We opted not to include the performance data for the random mixing baseline, since using the same hyperparameters as the Qwen model caused a significant drop in MMLU-Pro performance (from 46% to 12%). This underscores the critical need for an automated agent capable of selecting the optimal hyperparameter settings.
We would like to thank Isha Gupta and Liang Qiu for their helpful feedback on our project. This research is carried out as part of the Anthropic Fellows Program.
For ICL, we can only put a limited amount of training data into context, so a big part of the agent’s job is data selection. Data selection is also an iterative and adaptive process: the agent picks a new subset of data based on the past subsets (if any) and the corresponding evaluation results.

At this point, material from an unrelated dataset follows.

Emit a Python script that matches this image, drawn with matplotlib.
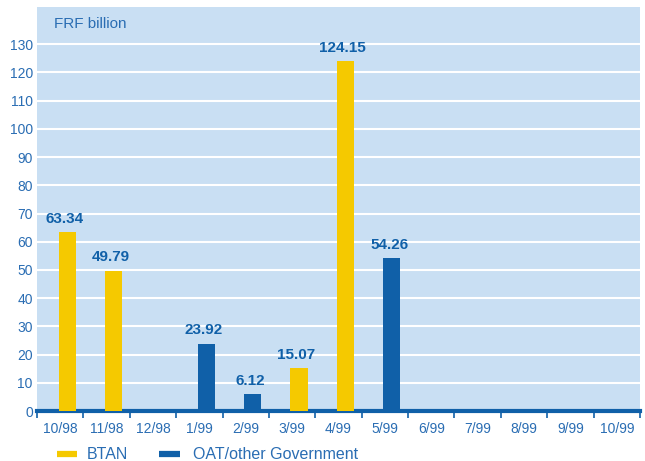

In our experiment, we use the same hypothesis-level selection strategy. Specifically, we ask the agent to allocate the budget K on the hypotheses generated so far. Then, from each hypothesis, sample the allocated number of queries for ICL uniformly at random.
For DSPy, we use the GEPA optimizer that creates detailed prompts.
We evaluate 20-shot ICL agents against random selection and the performance of the base model. Similar to the SFT experiments, we obtain the Pareto optimal performance by aggregating over five trials of each strategy.
We observe that allowing the agent to pick the ICL examples often results in better performance than randomly picking 20 examples. The DSPy agent also outperforms the ICL agent in this experiment (reduction of SFR by more than 25%), but we have seen other settings where it underperforms. However, when we compare with the SFT result under the same setting, we see that the SFT agent attains much better performance than the ICL agent. For example, the SFT agent achieves 5.3% SFR and 1.1% FPR of OOD set performance, as compared to 35% SFR and 2.3% FPR achieved by the ICL agent. Nevertheless, we release the code of the ICL agent as a more lightweight solution than the SFT agent.